** start of SUPPLIED INFORMATION **
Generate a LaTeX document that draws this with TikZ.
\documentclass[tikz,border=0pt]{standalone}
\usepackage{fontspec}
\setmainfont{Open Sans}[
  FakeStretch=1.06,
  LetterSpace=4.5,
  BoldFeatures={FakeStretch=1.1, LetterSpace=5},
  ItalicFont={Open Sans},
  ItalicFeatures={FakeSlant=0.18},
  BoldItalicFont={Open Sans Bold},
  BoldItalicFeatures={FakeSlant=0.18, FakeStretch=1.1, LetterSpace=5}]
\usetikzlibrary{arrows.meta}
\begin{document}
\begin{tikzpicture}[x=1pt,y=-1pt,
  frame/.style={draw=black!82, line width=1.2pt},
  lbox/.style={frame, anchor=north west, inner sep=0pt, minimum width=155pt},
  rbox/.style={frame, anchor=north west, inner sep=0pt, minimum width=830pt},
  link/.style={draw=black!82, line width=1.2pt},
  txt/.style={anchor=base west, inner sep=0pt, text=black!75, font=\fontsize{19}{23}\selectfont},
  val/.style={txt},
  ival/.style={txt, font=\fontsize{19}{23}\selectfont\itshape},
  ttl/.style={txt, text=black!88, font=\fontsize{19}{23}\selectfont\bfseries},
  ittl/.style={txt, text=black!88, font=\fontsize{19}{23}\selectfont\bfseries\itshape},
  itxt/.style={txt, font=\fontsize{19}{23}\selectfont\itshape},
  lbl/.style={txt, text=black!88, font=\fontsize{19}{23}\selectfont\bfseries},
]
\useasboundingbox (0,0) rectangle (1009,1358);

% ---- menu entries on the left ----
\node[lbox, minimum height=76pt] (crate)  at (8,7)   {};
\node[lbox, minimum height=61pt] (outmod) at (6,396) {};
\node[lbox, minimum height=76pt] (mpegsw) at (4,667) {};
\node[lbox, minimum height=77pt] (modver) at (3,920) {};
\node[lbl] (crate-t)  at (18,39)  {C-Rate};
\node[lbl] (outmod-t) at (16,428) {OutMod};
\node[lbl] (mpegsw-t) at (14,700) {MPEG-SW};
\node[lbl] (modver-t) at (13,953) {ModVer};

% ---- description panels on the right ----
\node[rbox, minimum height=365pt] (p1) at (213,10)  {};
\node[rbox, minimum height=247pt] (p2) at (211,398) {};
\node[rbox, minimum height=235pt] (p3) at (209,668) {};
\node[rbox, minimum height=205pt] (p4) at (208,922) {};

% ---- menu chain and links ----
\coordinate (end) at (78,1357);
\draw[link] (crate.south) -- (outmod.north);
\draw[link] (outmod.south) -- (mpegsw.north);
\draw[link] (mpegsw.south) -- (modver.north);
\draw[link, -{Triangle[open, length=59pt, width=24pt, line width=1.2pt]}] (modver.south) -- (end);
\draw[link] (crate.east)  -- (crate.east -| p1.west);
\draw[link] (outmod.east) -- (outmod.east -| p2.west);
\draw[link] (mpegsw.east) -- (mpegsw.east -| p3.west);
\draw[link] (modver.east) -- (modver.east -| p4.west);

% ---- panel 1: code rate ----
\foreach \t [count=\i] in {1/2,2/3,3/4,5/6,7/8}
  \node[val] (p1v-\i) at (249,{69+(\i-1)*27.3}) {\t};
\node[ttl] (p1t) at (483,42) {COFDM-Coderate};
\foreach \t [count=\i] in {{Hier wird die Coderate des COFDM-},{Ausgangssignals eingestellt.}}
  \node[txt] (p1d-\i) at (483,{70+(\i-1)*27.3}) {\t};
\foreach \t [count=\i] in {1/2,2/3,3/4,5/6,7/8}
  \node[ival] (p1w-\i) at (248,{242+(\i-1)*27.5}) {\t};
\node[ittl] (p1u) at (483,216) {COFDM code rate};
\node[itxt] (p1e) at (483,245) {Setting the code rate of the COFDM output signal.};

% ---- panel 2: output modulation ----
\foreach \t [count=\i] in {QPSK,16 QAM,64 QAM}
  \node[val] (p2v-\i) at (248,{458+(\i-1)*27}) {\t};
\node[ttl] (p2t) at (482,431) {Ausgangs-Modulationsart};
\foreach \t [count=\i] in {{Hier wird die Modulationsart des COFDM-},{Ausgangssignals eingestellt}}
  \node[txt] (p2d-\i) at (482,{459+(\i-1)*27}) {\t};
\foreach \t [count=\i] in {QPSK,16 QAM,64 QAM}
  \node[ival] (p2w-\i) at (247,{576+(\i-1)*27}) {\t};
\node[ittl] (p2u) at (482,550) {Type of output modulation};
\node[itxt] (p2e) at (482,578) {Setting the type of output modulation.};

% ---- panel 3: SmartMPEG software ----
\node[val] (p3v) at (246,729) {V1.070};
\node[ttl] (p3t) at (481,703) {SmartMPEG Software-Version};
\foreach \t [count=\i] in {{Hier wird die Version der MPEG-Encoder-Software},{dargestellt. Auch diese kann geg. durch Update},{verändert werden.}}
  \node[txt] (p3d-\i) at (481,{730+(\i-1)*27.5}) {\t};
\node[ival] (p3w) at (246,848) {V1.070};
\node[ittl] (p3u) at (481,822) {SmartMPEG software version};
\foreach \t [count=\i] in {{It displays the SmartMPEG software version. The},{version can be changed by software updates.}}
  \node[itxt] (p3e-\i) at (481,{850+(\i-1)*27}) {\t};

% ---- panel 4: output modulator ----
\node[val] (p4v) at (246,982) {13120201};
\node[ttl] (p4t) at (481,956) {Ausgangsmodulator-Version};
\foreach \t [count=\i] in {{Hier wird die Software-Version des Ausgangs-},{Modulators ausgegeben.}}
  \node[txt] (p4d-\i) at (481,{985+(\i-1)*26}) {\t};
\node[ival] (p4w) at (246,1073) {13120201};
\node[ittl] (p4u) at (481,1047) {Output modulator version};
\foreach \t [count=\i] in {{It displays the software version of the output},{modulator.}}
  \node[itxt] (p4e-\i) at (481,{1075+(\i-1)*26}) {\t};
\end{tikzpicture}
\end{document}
** end of SUPPLIED INFORMATION **
PROBLEM TO WORK ON: Write out the data exactly as it stands.

PROBLEM SOLUTION:
Generate a LaTeX document that draws this with TikZ.
\documentclass[tikz,border=0pt]{standalone}
\usepackage{fontspec}
\setmainfont{Open Sans}[
  FakeStretch=1.06,
  LetterSpace=4.5,
  BoldFeatures={FakeStretch=1.1, LetterSpace=5},
  ItalicFont={Open Sans},
  ItalicFeatures={FakeSlant=0.18},
  BoldItalicFont={Open Sans Bold},
  BoldItalicFeatures={FakeSlant=0.18, FakeStretch=1.1, LetterSpace=5}]
\usetikzlibrary{arrows.meta}
\begin{document}
\begin{tikzpicture}[x=1pt,y=-1pt,
  frame/.style={draw=black!82, line width=1.2pt},
  lbox/.style={frame, anchor=north west, inner sep=0pt, minimum width=155pt},
  rbox/.style={frame, anchor=north west, inner sep=0pt, minimum width=830pt},
  link/.style={draw=black!82, line width=1.2pt},
  txt/.style={anchor=base west, inner sep=0pt, text=black!75, font=\fontsize{19}{23}\selectfont},
  val/.style={txt},
  ival/.style={txt, font=\fontsize{19}{23}\selectfont\itshape},
  ttl/.style={txt, text=black!88, font=\fontsize{19}{23}\selectfont\bfseries},
  ittl/.style={txt, text=black!88, font=\fontsize{19}{23}\selectfont\bfseries\itshape},
  itxt/.style={txt, font=\fontsize{19}{23}\selectfont\itshape},
  lbl/.style={txt, text=black!88, font=\fontsize{19}{23}\selectfont\bfseries},
]
\useasboundingbox (0,0) rectangle (1009,1358);

% ---- menu entries on the left ----
\node[lbox, minimum height=76pt] (crate)  at (8,7)   {};
\node[lbox, minimum height=61pt] (outmod) at (6,396) {};
\node[lbox, minimum height=76pt] (mpegsw) at (4,667) {};
\node[lbox, minimum height=77pt] (modver) at (3,920) {};
\node[lbl] (crate-t)  at (18,39)  {C-Rate};
\node[lbl] (outmod-t) at (16,428) {OutMod};
\node[lbl] (mpegsw-t) at (14,700) {MPEG-SW};
\node[lbl] (modver-t) at (13,953) {ModVer};

% ---- description panels on the right ----
\node[rbox, minimum height=365pt] (p1) at (213,10)  {};
\node[rbox, minimum height=247pt] (p2) at (211,398) {};
\node[rbox, minimum height=235pt] (p3) at (209,668) {};
\node[rbox, minimum height=205pt] (p4) at (208,922) {};

% ---- menu chain and links ----
\coordinate (end) at (78,1357);
\draw[link] (crate.south) -- (outmod.north);
\draw[link] (outmod.south) -- (mpegsw.north);
\draw[link] (mpegsw.south) -- (modver.north);
\draw[link, -{Triangle[open, length=59pt, width=24pt, line width=1.2pt]}] (modver.south) -- (end);
\draw[link] (crate.east)  -- (crate.east -| p1.west);
\draw[link] (outmod.east) -- (outmod.east -| p2.west);
\draw[link] (mpegsw.east) -- (mpegsw.east -| p3.west);
\draw[link] (modver.east) -- (modver.east -| p4.west);

% ---- panel 1: code rate ----
\foreach \t [count=\i] in {1/2,2/3,3/4,5/6,7/8}
  \node[val] (p1v-\i) at (249,{69+(\i-1)*27.3}) {\t};
\node[ttl] (p1t) at (483,42) {COFDM-Coderate};
\foreach \t [count=\i] in {{Hier wird die Coderate des COFDM-},{Ausgangssignals eingestellt.}}
  \node[txt] (p1d-\i) at (483,{70+(\i-1)*27.3}) {\t};
\foreach \t [count=\i] in {1/2,2/3,3/4,5/6,7/8}
  \node[ival] (p1w-\i) at (248,{242+(\i-1)*27.5}) {\t};
\node[ittl] (p1u) at (483,216) {COFDM code rate};
\node[itxt] (p1e) at (483,245) {Setting the code rate of the COFDM output signal.};

% ---- panel 2: output modulation ----
\foreach \t [count=\i] in {QPSK,16 QAM,64 QAM}
  \node[val] (p2v-\i) at (248,{458+(\i-1)*27}) {\t};
\node[ttl] (p2t) at (482,431) {Ausgangs-Modulationsart};
\foreach \t [count=\i] in {{Hier wird die Modulationsart des COFDM-},{Ausgangssignals eingestellt}}
  \node[txt] (p2d-\i) at (482,{459+(\i-1)*27}) {\t};
\foreach \t [count=\i] in {QPSK,16 QAM,64 QAM}
  \node[ival] (p2w-\i) at (247,{576+(\i-1)*27}) {\t};
\node[ittl] (p2u) at (482,550) {Type of output modulation};
\node[itxt] (p2e) at (482,578) {Setting the type of output modulation.};

% ---- panel 3: SmartMPEG software ----
\node[val] (p3v) at (246,729) {V1.070};
\node[ttl] (p3t) at (481,703) {SmartMPEG Software-Version};
\foreach \t [count=\i] in {{Hier wird die Version der MPEG-Encoder-Software},{dargestellt. Auch diese kann geg. durch Update},{verändert werden.}}
  \node[txt] (p3d-\i) at (481,{730+(\i-1)*27.5}) {\t};
\node[ival] (p3w) at (246,848) {V1.070};
\node[ittl] (p3u) at (481,822) {SmartMPEG software version};
\foreach \t [count=\i] in {{It displays the SmartMPEG software version. The},{version can be changed by software updates.}}
  \node[itxt] (p3e-\i) at (481,{850+(\i-1)*27}) {\t};

% ---- panel 4: output modulator ----
\node[val] (p4v) at (246,982) {13120201};
\node[ttl] (p4t) at (481,956) {Ausgangsmodulator-Version};
\foreach \t [count=\i] in {{Hier wird die Software-Version des Ausgangs-},{Modulators ausgegeben.}}
  \node[txt] (p4d-\i) at (481,{985+(\i-1)*26}) {\t};
\node[ival] (p4w) at (246,1073) {13120201};
\node[ittl] (p4u) at (481,1047) {Output modulator version};
\foreach \t [count=\i] in {{It displays the software version of the output},{modulator.}}
  \node[itxt] (p4e-\i) at (481,{1075+(\i-1)*26}) {\t};
\end{tikzpicture}
\end{document}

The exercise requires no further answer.